Marshmallows appear white because of the millions of microscopic air bubbles incorporated during whipping — these bubbles scatter all wavelengths of visible light uniformly, producing the opaque white appearance through the same optical mechanism that makes sea foam and clouds appear white. Titanium dioxide (TiO2) was historically used as a whitening agent but has been banned or restricted in food applications in several major markets including the EU.
Can marshmallows be made without gelatin?
Yes — vegan marshmallows substitute gelatin with carrageenan, agar, modified tapioca or pea starch, or blends. The texture differs: gelatin-free marshmallows tend to be somewhat firmer, less elastic, and more sensitive to temperature variation. They function well for most uses (hot cocoa, roasting, baking inclusions), though the melt behavior and stretch differ from gelatin-based products.
What is the difference between artisan and commercial marshmallows?
Commercial marshmallows are produced continuously at high volume with standardized ingredients, tight quality controls, and consistent results. Artisan marshmallows are small-batch, typically use higher-Bloom gelatin, real vanilla bean, and specialty flavorings, with more batch-to-batch character. The practical difference is flavor complexity and texture nuance — artisan products are denser, richer, and more varied. Neither is nutritionally superior.
How long do marshmallows last?
Sealed commercial marshmallows last 6–12 months, thanks to the low water activity of the sugar glass matrix and the cornstarch/confectioners’ sugar coating acting as a moisture barrier. Opened bags should be resealed and consumed within 4–6 weeks. Homemade marshmallows — without precision moisture control or industrial coating — typically last 2–4 weeks at room temperature.

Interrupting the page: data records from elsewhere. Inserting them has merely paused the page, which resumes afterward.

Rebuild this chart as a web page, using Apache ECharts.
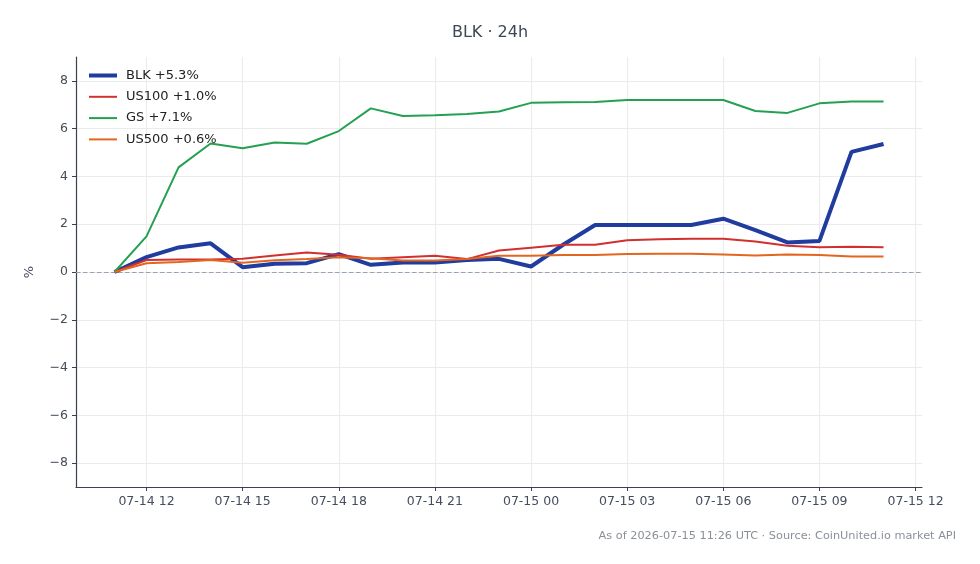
<!DOCTYPE html>
<html>
<head>
<meta charset="utf-8">
<title>BLK 24h</title>
<script src="https://cdn.jsdelivr.net/npm/echarts@6/dist/echarts.min.js"></script>
<style>
  html, body { margin: 0; padding: 0; background: #fff; }
  #chart { width: 980px; height: 564px; }
</style>
</head>
<body>
<div id="chart"></div>
<script>
// hourly points, UTC
var times = [
    '2026-07-14T11:00Z', '2026-07-14T12:00Z', '2026-07-14T13:00Z', '2026-07-14T14:00Z',
    '2026-07-14T15:00Z', '2026-07-14T16:00Z', '2026-07-14T17:00Z', '2026-07-14T18:00Z',
    '2026-07-14T19:00Z', '2026-07-14T20:00Z', '2026-07-14T21:00Z', '2026-07-14T22:00Z',
    '2026-07-14T23:00Z', '2026-07-15T00:00Z', '2026-07-15T01:00Z', '2026-07-15T02:00Z',
    '2026-07-15T03:00Z', '2026-07-15T04:00Z', '2026-07-15T05:00Z', '2026-07-15T06:00Z',
    '2026-07-15T07:00Z', '2026-07-15T08:00Z', '2026-07-15T09:00Z', '2026-07-15T10:00Z',
    '2026-07-15T11:00Z'
];
var blk = [0, 0.62, 1.03, 1.2, 0.2, 0.35, 0.37, 0.75, 0.3, 0.4, 0.4, 0.5, 0.55, 0.23,
    1.14, 1.97, 1.97, 1.97, 1.97, 2.23, 1.75, 1.24, 1.3, 5.03, 5.36];
var us100 = [0, 0.5, 0.52, 0.52, 0.55, 0.69, 0.82, 0.72, 0.55, 0.62, 0.68, 0.54, 0.9,
    1.02, 1.14, 1.14, 1.33, 1.37, 1.39, 1.39, 1.28, 1.1, 1.04, 1.06, 1.04];
var gs = [0, 1.49, 4.38, 5.38, 5.18, 5.42, 5.37, 5.9, 6.85, 6.53, 6.56, 6.61, 6.72, 7.08,
    7.11, 7.12, 7.2, 7.2, 7.2, 7.2, 6.74, 6.66, 7.06, 7.14, 7.14];
var us500 = [0, 0.37, 0.42, 0.5, 0.39, 0.49, 0.54, 0.62, 0.58, 0.48, 0.48, 0.54, 0.68,
    0.68, 0.71, 0.71, 0.75, 0.76, 0.76, 0.73, 0.69, 0.73, 0.71, 0.65, 0.65];
var seriesNames = ['BLK +5.3%', 'US100 +1.0%', 'GS +7.1%', 'US500 +0.6%'];
var xTicks = [
    '2026-07-14T12:00Z', '2026-07-14T15:00Z', '2026-07-14T18:00Z', '2026-07-14T21:00Z',
    '2026-07-15T00:00Z', '2026-07-15T03:00Z', '2026-07-15T06:00Z', '2026-07-15T09:00Z',
    '2026-07-15T12:00Z'
];
var yTicks = [-8, -6, -4, -2, 0, 2, 4, 6, 8];

var pad = function (n) { return n < 10 ? '0' + n : '' + n; };
var toPairs = function (vals) {
    return vals.map(function (v, i) { return [Date.parse(times[i]), v]; });
};

var lineChart = function () {
    var box = echarts.init(document.getElementById('chart'));
    var t0 = Date.parse(times[0]);
    var t1 = Date.parse(times[times.length - 1]);
    var span = t1 - t0;
    var tickVals = xTicks.map(function (s) { return Date.parse(s); });
    var font = 'DejaVu Sans';
    var mk = function (name, data, color, width, z) {
        return {
            name: name,
            type: 'line',
            data: toPairs(data),
            symbol: 'none',
            z: z,
            lineStyle: { color: color, width: width },
            itemStyle: { color: color },
            emphasis: { disabled: true }
        };
    };
    var series = [
        mk(seriesNames[0], blk, '#1f3c9e', 4, 2),
        mk(seriesNames[1], us100, '#d23030', 2, 3),
        mk(seriesNames[2], gs, '#24a052', 2, 4),
        mk(seriesNames[3], us500, '#e2661e', 2, 5)
    ];
    // dashed zero line
    series[0].markLine = {
        silent: true,
        symbol: 'none',
        z: 1,
        label: { show: false },
        lineStyle: { color: '#97a3b4', type: [4.5, 2.5], width: 1 },
        data: [{ yAxis: 0 }]
    };
    var option = {
        animation: false,
        textStyle: { fontFamily: font },
        title: [{
            text: 'BLK · 24h',
            left: 'center',
            top: 20,
            textStyle: { fontFamily: font, fontSize: 16, fontWeight: 'normal', color: '#3f4757' }
        }, {
            text: 'As of 2026-07-15 11:26 UTC · Source: CoinUnited.io market API',
            right: 19,
            top: 526,
            textStyle: { fontFamily: font, fontSize: 11.3, fontWeight: 'normal', color: '#8a9099' }
        }],
        legend: {
            orient: 'vertical',
            left: 87,
            top: 69,
            padding: 0,
            itemWidth: 28,
            itemHeight: 14,
            itemGap: 8.3,
            data: seriesNames,
            itemStyle: { color: 'rgba(0,0,0,0)', borderWidth: 0, opacity: 0 },
            lineStyle: { width: 'inherit' },
            textStyle: { fontFamily: font, fontSize: 13, color: '#222', padding: [0, 0, 0, 4] }
        },
        grid: { left: 76, right: 58, top: 57, bottom: 77 },
        xAxis: {
            type: 'value',
            min: t0 - span * 0.05,
            max: t1 + span * 0.05,
            axisLine: { onZero: false, lineStyle: { color: '#3a4250', width: 1.2 } },
            axisTick: { show: true, length: 4, customValues: tickVals, lineStyle: { color: '#3a4250' } },
            splitLine: { show: true, lineStyle: { color: '#ebebeb', width: 1 } },
            axisLabel: {
                customValues: tickVals,
                color: '#454d5c',
                fontSize: 12.5,
                margin: 8,
                formatter: function (v) {
                    var d = new Date(v);
                    return pad(d.getUTCMonth() + 1) + '-' + pad(d.getUTCDate()) + ' ' + pad(d.getUTCHours());
                }
            }
        },
        yAxis: {
            type: 'value',
            min: -9,
            max: 9,
            name: '%',
            nameLocation: 'middle',
            nameGap: 40,
            nameTextStyle: { fontFamily: font, fontSize: 13, color: '#454d5c' },
            axisLine: { show: true, onZero: false, lineStyle: { color: '#3a4250', width: 1.2 } },
            axisTick: { show: true, length: 4, customValues: yTicks, lineStyle: { color: '#3a4250' } },
            splitLine: { show: true, lineStyle: { color: '#ebebeb', width: 1 } },
            axisLabel: {
                customValues: yTicks,
                color: '#454d5c',
                fontSize: 12.5,
                margin: 8,
                formatter: function (v) { return v < 0 ? '\u2212' + (-v) : '' + v; }
            }
        },
        series: series
    };
    box.setOption(option);
};

lineChart();
</script>
</body>
</html>
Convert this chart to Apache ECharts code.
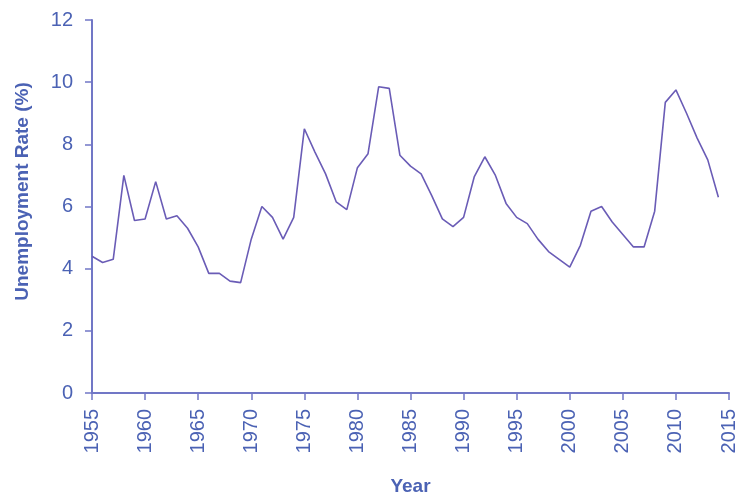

What equipment is used to make marshmallows commercially?
A complete commercial marshmallow line includes a vacuum cooker (sugar syrup cooking), jacketed gelatin holding tanks, a continuous aerator (pin mixer or Mondomix beater), an extrusion or mogul depositing unit, wire cutter or tumbling coater, and automated packaging equipment. According to the FDA’s food manufacturing safety guidance, all food contact surfaces in confectionery equipment must meet applicable material safety standards. For manufacturers evaluating marshmallow production equipment, the aerator and forming unit are typically the highest-impact capital decisions for product quality.
Conclusion
Marshmallows are a deceptively simple food — sugar, corn syrup, gelatin, water, and a pocket of air — but the precision required to produce them consistently at commercial scale is anything but simple. The gelatin network does the structural heavy lifting; the corn syrup prevents crystallization over time; the sugar matrix provides rigidity and sweetness; the water activity determines shelf life. Together, these ingredients produce a foam confection that has remained commercially dominant for over a century because the formula, when executed correctly, is highly stable and deeply satisfying to eat.
For food manufacturers and confectionery equipment operators, understanding the functional role of each ingredient isn’t academic — it directly informs how you set cooking temperatures, specify gelling agents, calibrate your aerator, and troubleshoot production defects. Whether you’re producing 1,000 kg/hour on a continuous line or evaluating a vegan reformulation, the marshmallow’s ingredient science is where every process decision starts. The more precisely you understand what marshmallows are made of, the more control you have over every piece that comes off your line.